Another switch 300 shown in FIG. 5b is designed to cooperate with the pulse generator 300 in FIG. 4b. The switch includes a p-channel metal oxide silicon field effect transistor, PMOS SP, and an NMOS SN. The gate of the PMOS SP is connected to the output of the fourth NOT gate X4 to receive the voltage pulse S2, and the gate of NMOS SN to the output of the NOR gate to receive the voltage pulse S1. The drain electrode of the NMOS SN is coupled to the source electrode of the PMOS, and the source electrode of the NMOS SN is coupled to the drain electrode of the PMOS SP. And, then, the source electrode and the drain electrode of the PMOS SP are the coupling points P, V, respectively.

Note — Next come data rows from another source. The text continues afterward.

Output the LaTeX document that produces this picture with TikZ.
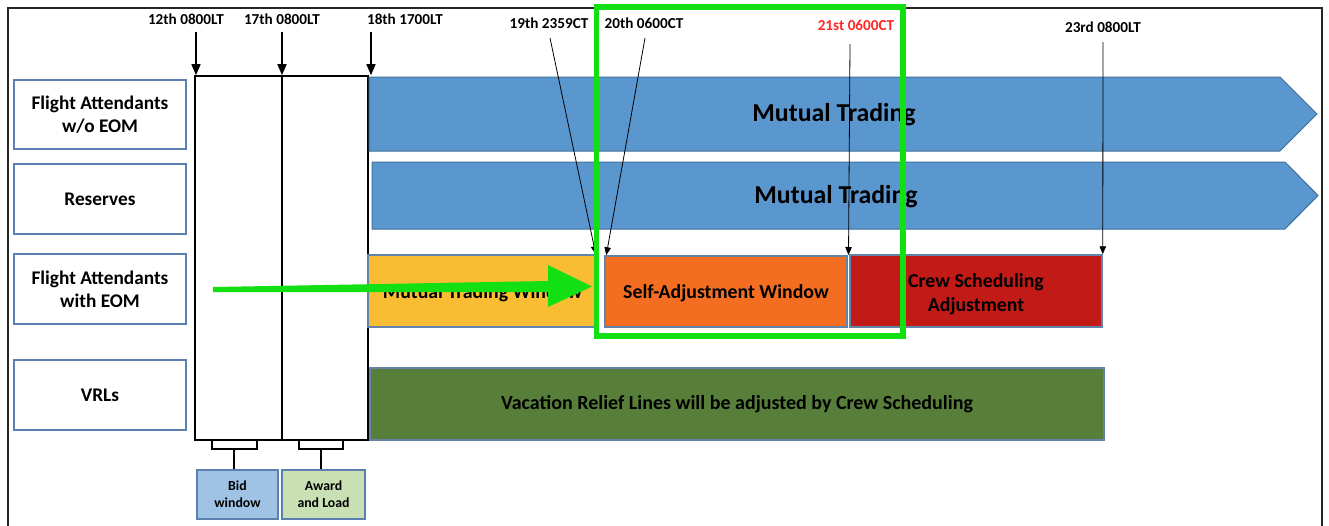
\documentclass[tikz,border=0pt]{standalone}
\usepackage{fontspec}
\setmainfont{Carlito}
\usetikzlibrary{arrows.meta}
\definecolor{bandblue}{HTML}{5B97CF}
\definecolor{bandedge}{HTML}{41719C}
\definecolor{lbledge}{HTML}{5A7FB0}
\definecolor{boxedge}{HTML}{6483A8}
\definecolor{ywin}{HTML}{F9BD33}
\definecolor{owin}{HTML}{F46E21}
\definecolor{rwin}{HTML}{C11A17}
\definecolor{vrlgreen}{HTML}{577F39}
\definecolor{bidblue}{HTML}{9FC3E5}
\definecolor{awardgreen}{HTML}{C8E0B4}
\definecolor{hlgreen}{HTML}{12E012}
\definecolor{redtxt}{HTML}{FF2626}
\tikzset{
  lbl/.style={draw=lbledge, line width=2pt, fill=white, minimum width=172pt, align=center, font=\bfseries\fontsize{19.3}{23}\selectfont, inner sep=0pt},
  col/.style={draw=black, line width=1.6pt, fill=white, minimum height=364pt, inner sep=0pt},
  band/.style={draw=bandedge, line width=1pt, fill=bandblue},
  bandtxt/.style={font=\bfseries\fontsize{25.8}{30}\selectfont, inner sep=0pt},
  winbox/.style={draw=boxedge, line width=1.5pt, align=center, font=\bfseries\fontsize{19.8}{24}\selectfont, inner sep=0pt},
  wintxt/.style={align=center, font=\bfseries\fontsize{19.8}{24}\selectfont, inner sep=0pt},
  smallbox/.style={draw=lbledge, line width=2pt, align=center, minimum width=81pt, minimum height=49pt, font=\bfseries\fontsize{13.8}{17}\selectfont, inner sep=0pt},
  toplbl/.style={font=\bfseries\fontsize{15.2}{18}\selectfont, inner sep=0pt},
  thickarr/.style={line width=1.5pt, -{Triangle[width=9pt,length=11pt]}},
  thinarr/.style={line width=0.8pt, -{Triangle[width=6.5pt,length=8pt]}},
  brk/.style={line width=1.5pt}
}
\begin{document}
\begin{tikzpicture}[x=1pt,y=-1pt]
\useasboundingbox (0,0) rectangle (1329,525);
\fill[white] (0,0) rectangle (1329,525);
% outer frame
\draw[line width=1.3pt, black!85] (8,8) rectangle (1322,545);

% left label boxes
\node[lbl, minimum height=69pt] (fa) at (100,114.5) {Flight Attendants\\w/o EOM};
\node[lbl, minimum height=70pt] (res) at (100,199) {Reserves};
\node[lbl, minimum height=70pt] (faeom) at (100,289) {Flight Attendants\\with EOM};
\node[lbl, minimum height=70pt] (vrl) at (100,395) {VRLs};

% bid/award columns
\node[col, minimum width=87pt] (bidcol) at (238.5,258) {};
\node[col, minimum width=86pt] (awcol) at (325,258) {};

% blue bands
\draw[band] (369,77) -- (1280,77) -- (1317,114) -- (1280,151) -- (369,151) -- cycle;
\node[bandtxt] (band1t) at (834,115) {Mutual Trading};
\draw[band] (372,162) -- (1285,162) -- (1318,195.5) -- (1285,229) -- (372,229) -- cycle;
\node[bandtxt] (band2t) at (836,197) {Mutual Trading};

% row 3 windows
\node[winbox, fill=ywin, minimum width=229pt, minimum height=72pt] (ywin) at (482.5,291) {};
\node[wintxt] (ywint) at (482.5,293) {Mutual Trading Window};
\node[winbox, fill=owin, minimum width=242pt, minimum height=71pt] (owin) at (726,291.5) {};
\node[wintxt] (owint) at (726,293.5) {Self-Adjustment Window};
\node[winbox, fill=rwin, minimum width=252pt, minimum height=72pt] (rwin) at (976,291) {};
\node[wintxt] (rwint) at (976,294) {Crew Scheduling\\Adjustment};

% VRL bar
\node[winbox, fill=vrlgreen, minimum width=734pt, minimum height=72pt, font=\bfseries\fontsize{20}{22}\selectfont] (vrlbar) at (737,404) {Vacation Relief Lines will be adjusted by Crew Scheduling};

% bid and award boxes
\node[smallbox, fill=bidblue] (bid) at (237.5,494.5) {Bid\\window};
\node[smallbox, fill=awardgreen, minimum width=83pt] (award) at (323.5,494.5) {Award\\and Load};

% brackets
\coordinate (b1) at (234,449);
\coordinate (b2) at (321,449);
\draw[brk] (212,441) -- (212,449) -- (257,449) -- (257,441);
\draw[brk] (b1) -- (b1 |- bid.north);
\draw[brk] (299,441) -- (299,449) -- (343,449) -- (343,441);
\draw[brk] (b2) -- (b2 |- award.north);

% top labels
\node[toplbl] (l12) at (186,19.5) {12th 0800LT};
\node[toplbl] (l17) at (282,19.5) {17th 0800LT};
\node[toplbl] (l18) at (405,19.5) {18th 1700LT};
\node[toplbl] (l19) at (549,23) {19th 2359CT};
\node[toplbl] (l20) at (644,23) {20th 0600CT};
\node[toplbl, text=redtxt] (l21) at (856,25.5) {21st 0600CT};
\node[toplbl] (l23) at (1103,27) {23rd 0800LT};

\coordinate (s12) at (196,32);
\coordinate (s17) at (282,32);
\coordinate (s18) at (371,32);
\draw[thickarr] (s12) -- (s12 |- bidcol.north);
\draw[thickarr] (s17) -- (s17 |- bidcol.north);
\draw[thickarr] (s18) -- (s18 |- bidcol.north);

\coordinate (s19) at (550,38);
\coordinate (s20) at (645,38);
\coordinate (s21) at (850,44);
\coordinate (s23) at (1103,42);
\draw[thinarr] (s19) -- ([xshift=-2pt]ywin.north east);
\draw[thinarr] (s20) -- ([xshift=2pt]owin.north west);
\draw[thinarr] (s21) -- (848.5,255);
\draw[thinarr] (s23) -- (rwin.north east);

% green highlight arrow
\coordinate (gtail) at (213,289.5);
\coordinate (gtip) at (592,286.5);
\fill[hlgreen] (213,287) -- (548,281) -- (548,265) -- (gtip) -- (548,307) -- (548,292) -- (213,292) -- cycle;

% green highlight rectangle
\draw[hlgreen, line width=5.5pt] (596.5,7) rectangle (903,336);
\end{tikzpicture}
\end{document}
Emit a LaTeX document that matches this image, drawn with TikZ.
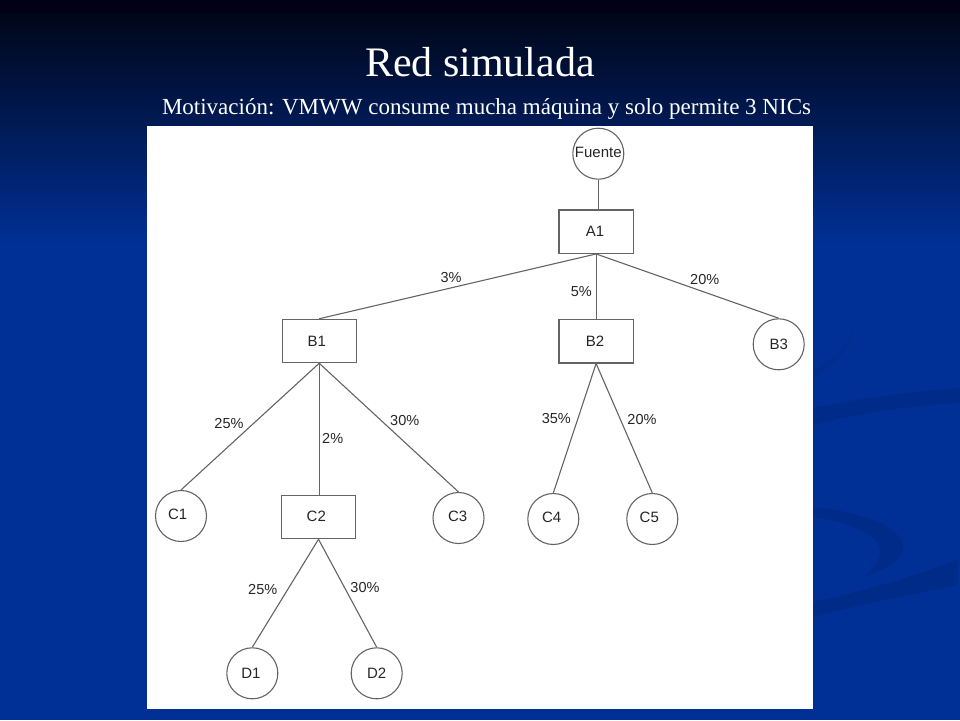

In this embodiment, the NMOS SN can provide a lower activating voltage and the PMOS SP can provide a higher activating voltage, and therefore the switch can provide a large range of the activating voltage. Accordingly, the NMOS SN can be omitted if only the higher activating voltage is needed, or PMOS SP can be omitted for lower activating voltage only.

For this invention can be understood better, here the switch is combined to the pulse generator, but should not be limited by the pulse generator. It can be understood that the start-up circuit can be constructed by a switch and an external pulse supply, or the switch having a pulse generator, such as the embodiments as abovementioned. And, the switch is driven by the pulse/pulses from the pulse supply or the pulse generator.

According to the abovementioned embodiments, the switch is controlled by a pulse supply or a pulse generator, so the start-up circuit is not limited by the supply. Therefore, a wide supply range is attained.

Although the present invention has been explained in relation to its preferred embodiment, it is to be understood that modifications and variation can be made without departing the spirit and scope of the invention as claimed.